* [Task directions] Your task is to print, exactly and only, the lines from the start of the entries below through the line with "import * as". Include both ends, but skip the pictures.

—————

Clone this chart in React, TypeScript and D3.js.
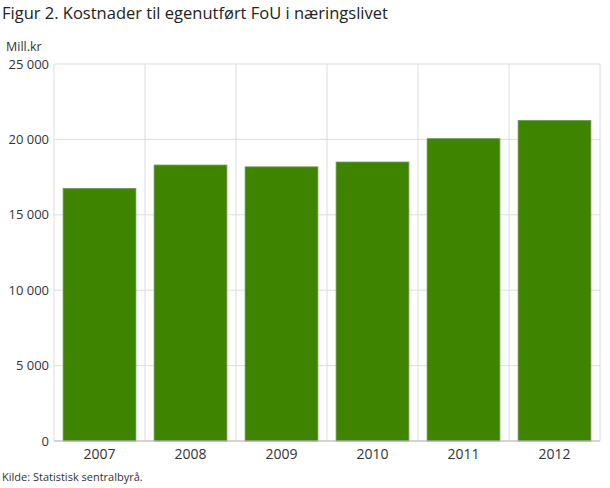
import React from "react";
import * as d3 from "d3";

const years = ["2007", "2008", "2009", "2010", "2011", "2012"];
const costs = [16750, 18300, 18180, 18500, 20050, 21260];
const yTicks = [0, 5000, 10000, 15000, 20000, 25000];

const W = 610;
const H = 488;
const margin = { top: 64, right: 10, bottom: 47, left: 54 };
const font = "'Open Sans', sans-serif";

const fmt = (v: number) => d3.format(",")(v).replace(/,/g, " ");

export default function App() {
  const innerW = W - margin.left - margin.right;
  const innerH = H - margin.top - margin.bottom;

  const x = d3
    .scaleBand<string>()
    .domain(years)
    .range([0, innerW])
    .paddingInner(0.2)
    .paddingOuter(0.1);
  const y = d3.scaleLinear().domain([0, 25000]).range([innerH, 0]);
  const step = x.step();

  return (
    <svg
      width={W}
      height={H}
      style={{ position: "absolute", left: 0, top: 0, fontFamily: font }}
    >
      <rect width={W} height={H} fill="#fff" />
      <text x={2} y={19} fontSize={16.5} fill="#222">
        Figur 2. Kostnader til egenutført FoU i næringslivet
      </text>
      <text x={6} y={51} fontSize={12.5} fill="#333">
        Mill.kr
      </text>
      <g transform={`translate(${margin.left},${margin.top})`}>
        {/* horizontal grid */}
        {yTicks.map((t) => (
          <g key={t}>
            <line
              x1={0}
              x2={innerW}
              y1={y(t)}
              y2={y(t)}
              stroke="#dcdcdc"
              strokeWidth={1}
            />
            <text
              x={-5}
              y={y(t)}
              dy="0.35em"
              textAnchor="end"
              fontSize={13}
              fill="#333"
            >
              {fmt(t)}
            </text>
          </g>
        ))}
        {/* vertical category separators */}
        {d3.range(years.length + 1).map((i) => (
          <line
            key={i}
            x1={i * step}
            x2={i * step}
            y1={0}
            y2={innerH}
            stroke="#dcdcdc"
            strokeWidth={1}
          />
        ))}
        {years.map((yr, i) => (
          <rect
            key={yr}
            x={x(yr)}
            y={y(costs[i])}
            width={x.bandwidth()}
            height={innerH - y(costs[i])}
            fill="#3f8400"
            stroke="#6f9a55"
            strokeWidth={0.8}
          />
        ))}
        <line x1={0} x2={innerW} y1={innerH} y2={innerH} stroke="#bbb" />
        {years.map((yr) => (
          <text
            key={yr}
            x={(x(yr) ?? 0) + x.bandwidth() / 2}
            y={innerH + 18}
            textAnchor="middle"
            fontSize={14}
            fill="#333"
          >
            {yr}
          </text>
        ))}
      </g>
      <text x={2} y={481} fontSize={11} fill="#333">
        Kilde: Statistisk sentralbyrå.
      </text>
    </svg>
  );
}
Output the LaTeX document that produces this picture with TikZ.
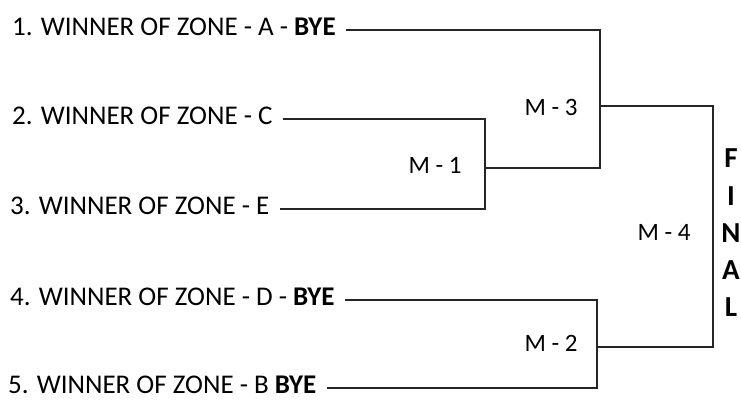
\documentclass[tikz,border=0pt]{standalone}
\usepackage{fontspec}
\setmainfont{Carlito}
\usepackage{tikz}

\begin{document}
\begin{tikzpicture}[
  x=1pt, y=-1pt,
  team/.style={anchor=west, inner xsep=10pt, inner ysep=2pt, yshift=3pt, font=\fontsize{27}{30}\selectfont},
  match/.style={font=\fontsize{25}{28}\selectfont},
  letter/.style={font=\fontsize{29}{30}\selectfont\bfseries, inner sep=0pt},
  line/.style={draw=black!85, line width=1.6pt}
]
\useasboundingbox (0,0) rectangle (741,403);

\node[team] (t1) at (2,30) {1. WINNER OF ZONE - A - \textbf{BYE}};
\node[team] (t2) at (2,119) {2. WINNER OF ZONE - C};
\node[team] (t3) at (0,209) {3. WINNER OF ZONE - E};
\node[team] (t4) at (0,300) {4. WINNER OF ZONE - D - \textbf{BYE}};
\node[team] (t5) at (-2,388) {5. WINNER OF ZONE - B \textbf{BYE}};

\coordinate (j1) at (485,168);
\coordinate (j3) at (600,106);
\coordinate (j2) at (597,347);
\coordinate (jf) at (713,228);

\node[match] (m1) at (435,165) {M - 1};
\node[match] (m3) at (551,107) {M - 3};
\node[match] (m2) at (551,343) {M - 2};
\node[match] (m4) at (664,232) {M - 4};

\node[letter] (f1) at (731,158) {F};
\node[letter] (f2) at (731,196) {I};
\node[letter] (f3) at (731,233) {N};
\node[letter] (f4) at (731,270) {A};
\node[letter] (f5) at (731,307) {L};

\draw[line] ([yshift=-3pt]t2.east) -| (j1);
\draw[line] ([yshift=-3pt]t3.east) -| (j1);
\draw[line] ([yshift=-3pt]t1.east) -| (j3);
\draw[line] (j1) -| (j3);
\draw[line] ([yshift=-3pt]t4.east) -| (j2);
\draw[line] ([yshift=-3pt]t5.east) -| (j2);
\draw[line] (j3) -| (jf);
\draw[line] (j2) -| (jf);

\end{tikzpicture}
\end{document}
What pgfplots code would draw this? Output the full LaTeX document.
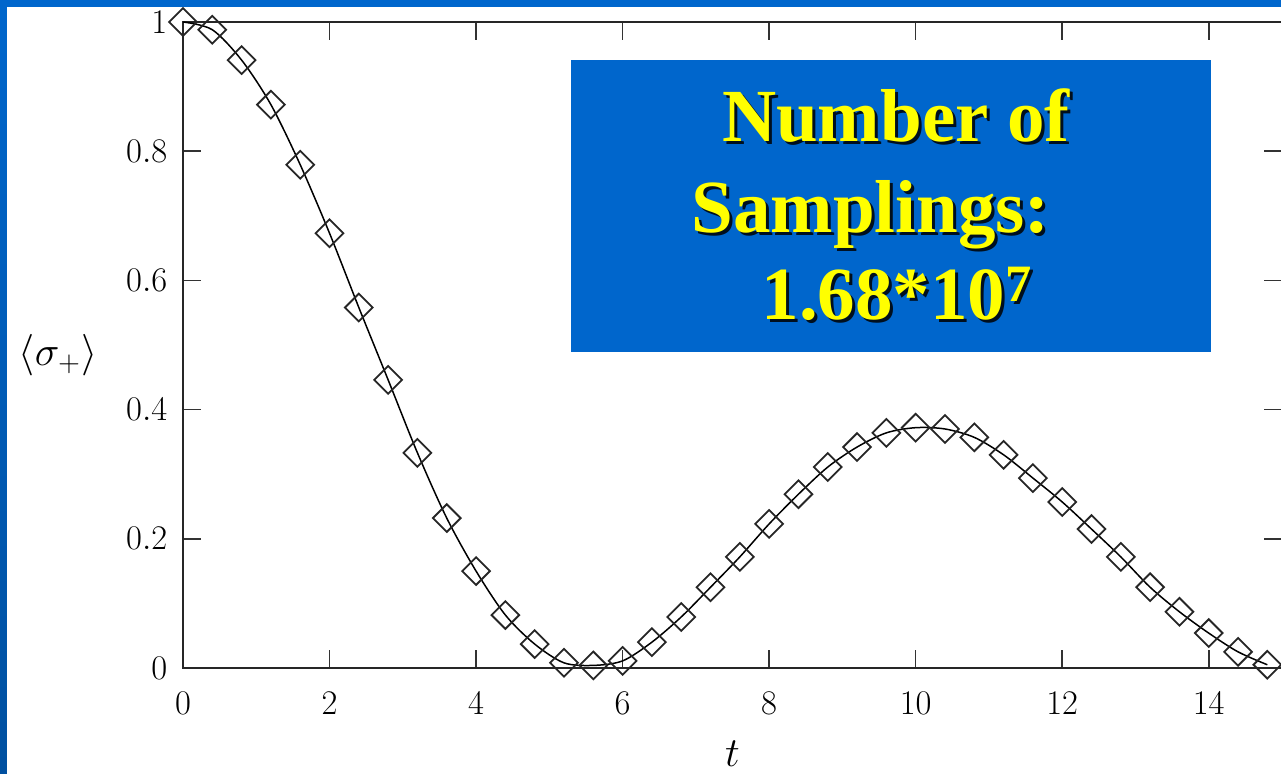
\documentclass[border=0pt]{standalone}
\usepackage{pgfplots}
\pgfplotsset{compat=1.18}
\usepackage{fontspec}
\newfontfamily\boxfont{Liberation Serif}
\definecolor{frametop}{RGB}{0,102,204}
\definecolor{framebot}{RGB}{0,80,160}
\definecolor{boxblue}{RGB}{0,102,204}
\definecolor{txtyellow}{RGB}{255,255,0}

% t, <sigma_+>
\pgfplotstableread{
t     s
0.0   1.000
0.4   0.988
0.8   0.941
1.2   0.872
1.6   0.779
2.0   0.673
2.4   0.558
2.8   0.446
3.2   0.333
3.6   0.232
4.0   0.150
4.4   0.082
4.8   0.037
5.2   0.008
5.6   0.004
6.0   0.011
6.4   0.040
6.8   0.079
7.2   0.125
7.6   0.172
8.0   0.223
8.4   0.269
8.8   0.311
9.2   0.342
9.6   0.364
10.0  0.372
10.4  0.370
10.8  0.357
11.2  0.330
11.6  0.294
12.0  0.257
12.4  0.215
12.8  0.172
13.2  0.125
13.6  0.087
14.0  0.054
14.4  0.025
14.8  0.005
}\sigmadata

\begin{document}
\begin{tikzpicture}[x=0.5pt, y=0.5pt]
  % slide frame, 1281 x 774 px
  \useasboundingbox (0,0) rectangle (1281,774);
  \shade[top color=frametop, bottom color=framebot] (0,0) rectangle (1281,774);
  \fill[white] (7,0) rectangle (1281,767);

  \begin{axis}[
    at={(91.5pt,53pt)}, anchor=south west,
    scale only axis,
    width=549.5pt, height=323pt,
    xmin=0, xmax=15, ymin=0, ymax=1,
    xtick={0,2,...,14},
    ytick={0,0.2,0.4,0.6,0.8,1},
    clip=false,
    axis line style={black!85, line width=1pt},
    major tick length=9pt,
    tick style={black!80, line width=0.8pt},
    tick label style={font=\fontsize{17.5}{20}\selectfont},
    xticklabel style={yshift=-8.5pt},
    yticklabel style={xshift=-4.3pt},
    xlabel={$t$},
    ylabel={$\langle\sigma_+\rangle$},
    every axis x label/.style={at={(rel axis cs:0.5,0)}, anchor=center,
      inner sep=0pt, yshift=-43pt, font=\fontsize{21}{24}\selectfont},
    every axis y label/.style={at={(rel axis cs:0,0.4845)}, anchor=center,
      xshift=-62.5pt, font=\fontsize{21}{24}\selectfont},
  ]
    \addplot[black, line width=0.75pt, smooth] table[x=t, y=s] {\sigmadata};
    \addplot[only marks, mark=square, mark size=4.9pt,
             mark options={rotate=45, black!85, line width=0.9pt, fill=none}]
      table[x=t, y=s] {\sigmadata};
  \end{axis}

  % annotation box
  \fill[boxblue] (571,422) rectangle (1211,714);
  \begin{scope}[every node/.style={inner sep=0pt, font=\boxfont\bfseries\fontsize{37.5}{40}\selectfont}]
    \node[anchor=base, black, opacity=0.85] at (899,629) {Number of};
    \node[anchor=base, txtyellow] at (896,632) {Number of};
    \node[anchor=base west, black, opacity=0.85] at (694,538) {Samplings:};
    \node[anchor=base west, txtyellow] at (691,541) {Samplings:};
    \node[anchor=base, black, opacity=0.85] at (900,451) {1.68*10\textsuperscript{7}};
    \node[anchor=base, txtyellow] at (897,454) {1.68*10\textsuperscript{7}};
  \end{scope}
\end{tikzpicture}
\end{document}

—————

* [Final result]
Clone this chart in React, TypeScript and D3.js.
import React from "react";
import * as d3 from "d3";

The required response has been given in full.